Invader given six death sentencesNov. 9, 2010
By John Chirstoffersen
NEW HAVEN, Conn. -- A Connecticut man was condemned to death Monday for a night of terror inside a suburban home in which a woman was strangled and her two daughters tied to their beds and left to die in a gasoline-fueled fire.
Jurors in New Haven Superior Court voted unanimously to send Steven Hayes to death row after deliberating more than four days. Judge Jon Blue will impose the sentence on Dec. 2.
"You have been exposed to images of depravity and horror that no human being should have to see," Blue said in thanking the jurors for their service.
The foreman of a jury that sentenced a Connecticut man to death for a deadly home invasion says jurors were "disgusted" and "horrified" by the evidence.
Thirty-five-year-old New Haven resident Ian Cassell said some jurors were initially "on the fence" about whether to sentence Steven Hayes to life in prison or death.
He says jurors were divided over the 47-year-old Hayes' claim he wanted a death sentence.
Dr. William Petit, the husband and father of the victims, said the verdict was not about revenge.
"Vengeance belongs to the Lord," Petit said. "This is about justice. We need to have some rules in a civilized society."
Hayes' attorneys had tried to persuade jurors to spare him the death penalty by portraying him as a clumsy, drug-addicted thief who never committed violence until the 2007 home invasion with a fellow paroled burglar.
They called the co-defendant, Joshua Komisarjevsky, the mastermind and said he escalated the violence.
But prosecutors said both men were equally responsible and that the crime cried out for the death penalty, saying the family was tormented for seven hours before they were killed.
Defense attorney Tom Ullmann said Hayes, who had attempted suicide while incarcerated, smiled at the verdict.
"He is thrilled with the verdict. That's what he wanted all along," Ullmann said.
Hayes will join nine other men on Connecticut's death row. The state has only executed one man since 1960, so Hayes will likely spend years, if not decades, in prison.
Komisarjevsky will be tried next year. Prosecutors rejected offers by both men to plead guilty in exchange for life sentences, their attorneys have said.
Authorities said Hayes and Komisarjevsky broke into the house, beat William Petit, and forced his wife, Jennifer Hawke-Petit, to withdraw money from a bank while the rest of her family remained under hostage at home.

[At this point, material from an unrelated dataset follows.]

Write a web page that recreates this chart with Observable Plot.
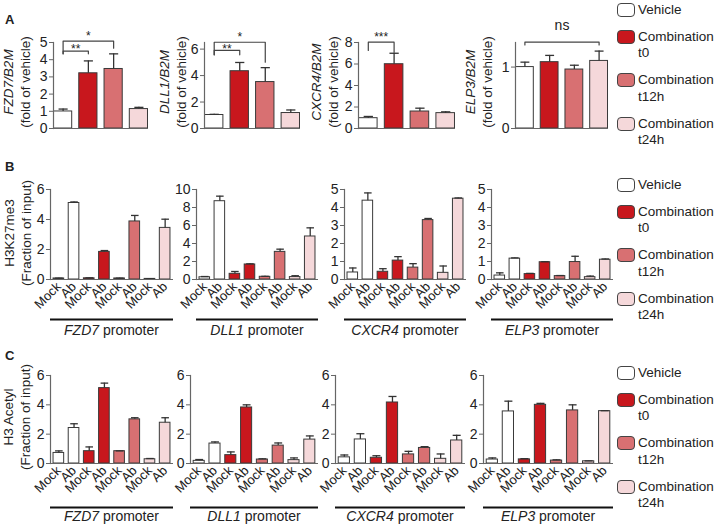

Hayes then sexually assaulted and strangled her, authorities said. Komisarjevsky, who will be tried next year, is charged with sexually assaulting their 11-year-old
Michaela and her 17-year-old sister, Hayley, were tied to their beds and had gasoline poured on or around them before the men set the house on fire, according to testimony. The girls died of smoke inhalation.
The crime, which drew comparisons to the 1959 killings portrayed in Truman Capote's "In Cold Blood," was so unsettling that it became a key issue in the death penalty debate in the governor's race and led to tougher Connecticut laws for repeat offenders and home invasions.
Gov. M. Jodi Rell cited the home invasion case when she vetoed a bill that would have abolished the death penalty.
Petit said he cried at the verdict, thinking of the tremendous loss.
"Michaela was an 11-year-old little girl tortured and killed in her own bedroom, surrounded by stuffed animals," he said, his voice cracking.
Petit said his older daughter, Hayley, had a great future, and his wife, a nurse, had helped many children at the hospitals where she worked.
To determine Hayes' punishment, the jury weighed so-called aggravating factors cited by prosecutors, including the heinous and cruel nature of the deaths, against mitigating factors argued by Hayes' attorneys.
Dolores Carter, one of the jurors, told The Associated Press on Monday that she was tired and mentally exhausted.
"It was a very hard decision. It's not easy to put someone's life on the line," Carter said.
Ullmann had suggested prison would be more harsh than death for Hayes. Hayes told a psychiatrist he had repeatedly tried to kill himself after the crime because he felt guilty and remorseful and feared isolation in prison the rest of his life.
Hayes' attorneys focused heavily on Komisarjevsky, even calling a witness who said his "completely dead eyes" made him look like the devil.
Prosecutors said it was Hayes who initiated the crime, citing his confession to police in which he said he called Komisarjevsky shortly before the crime because he was financially desperate. They also noted that Hayes took Hawke-Petit to the bank to withdraw money, raped and strangled her, bought the gasoline and poured it in the house.
During the trial, jurors heard eight days of gruesome testimony, saw photos of the victims, charred beds, rope, ripped clothing and ransacked rooms.
Hayes was convicted of six capital felony charges, three murder counts and two charges of sexually assaulting Hawke-Petit.
The capital offenses were for killing two or more people, the killing of a person under 16, murder in the course of a sexual assault and three counts of intentionally causing a death during a kidnapping.
Hayes was sentenced to death for all six.